- _Given data_
• • • •

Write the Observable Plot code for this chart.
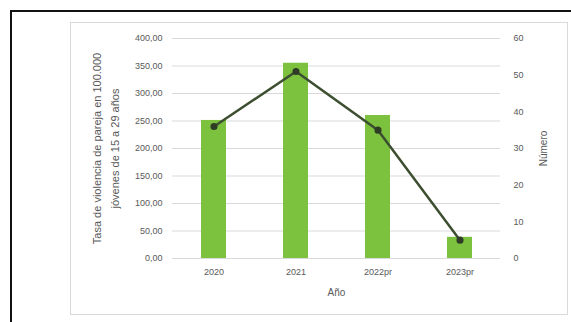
<!DOCTYPE html>
<html>
<head>
<meta charset="utf-8">
<script src="https://cdn.jsdelivr.net/npm/d3@7"></script>
<script src="https://cdn.jsdelivr.net/npm/@observablehq/plot@0.6"></script>
<style>
  html, body { margin: 0; padding: 0; background: #fff; }
  #wrap { position: relative; width: 571px; height: 322px; overflow: hidden; font-family: "Liberation Sans", Arial, sans-serif; }
  #outer { position: absolute; left: 10px; top: 10px; width: 600px; height: 400px; border-left: 2px solid #111; border-top: 2px solid #111; }
  #frame { position: absolute; left: 70px; top: 22px; width: 496px; height: 291px; border: 1px solid #d9d9d9; }
  #chart { position: absolute; left: 0; top: 0; }
</style>
</head>
<body>
<div id="wrap">
  <div id="outer"></div>
  <div id="frame"></div>
  <div id="chart"></div>
</div>
<script>
const years = ["2020", "2021", "2022pr", "2023pr"];
const rates = [251, 355, 260, 38.5];   // tasa por 100.000 jóvenes (eje izquierdo)
const counts = [36, 51, 35, 5];        // número (eje derecho)
const leftTicks = [0, 50, 100, 150, 200, 250, 300, 350, 400];
const rightTicks = [0, 10, 20, 30, 40, 50, 60];
const leftTitle1 = "Tasa de violencia de pareja en 100.000";
const leftTitle2 = "jóvenes de 15 a 29 años";
const rightTitle = "Número";
const xTitle = "Año";

const k = 400 / 60; // right axis mapping onto the left scale
const data = years.map((y, i) => ({year: y, rate: rates[i], count: counts[i]}));
const fmt2 = d => d3.format(".2f")(d).replace(".", ",");

const plot = Plot.plot({
  width: 571,
  height: 322,
  marginLeft: 172,
  marginRight: 71,
  marginTop: 38,
  marginBottom: 64,
  style: {fontFamily: "Liberation Sans, Arial, sans-serif", fontSize: "9px", color: "#595959", background: "transparent"},
  x: {domain: years, paddingInner: 0.7, paddingOuter: 0.35, label: null},
  y: {domain: [0, 400], label: null},
  marks: [
    Plot.ruleY(leftTicks, {stroke: "#d9d9d9", strokeWidth: 1}),
    Plot.barY(data, {x: "year", y: "rate", fill: "#7cc23e"}),
    Plot.line(data, {x: "year", y: d => d.count * k, stroke: "#3d4f31", strokeWidth: 2.5}),
    Plot.dot(data, {x: "year", y: d => d.count * k, r: 2.8, fill: "#2f3d27", stroke: "#2f3d27"}),
    Plot.axisY({ticks: leftTicks, tickFormat: fmt2, tickSize: 0, tickPadding: 10, label: null, fill: "#595959"}),
    Plot.axisY({anchor: "right", ticks: rightTicks.map(v => v * k), tickFormat: v => d3.format("d")(Math.round(v / k)), tickSize: 0, tickPadding: 13, label: null, fill: "#595959", textAnchor: "start"}),
    Plot.axisX({tickSize: 0, tickPadding: 10, label: null, fill: "#595959"}),
    Plot.text([leftTitle1], {frameAnchor: "left", dx: -75, rotate: -90, textAnchor: "middle", fontSize: 11, fill: "#595959"}),
    Plot.text([leftTitle2], {frameAnchor: "left", dx: -57, rotate: -90, textAnchor: "middle", fontSize: 11, fill: "#595959"}),
    Plot.text([rightTitle], {frameAnchor: "right", dx: 43, rotate: -90, textAnchor: "middle", fontSize: 10, fill: "#595959"}),
    Plot.text([xTitle], {frameAnchor: "bottom", dy: 37, textAnchor: "middle", fontSize: 10, fill: "#595959"})
  ]
});
document.getElementById("chart").appendChild(plot);
</script>
</body>
</html>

• • • •

- _Exercise_
Your answer should be a single number: the count of lines in the material above that contain "chart".

- _Complete output_
4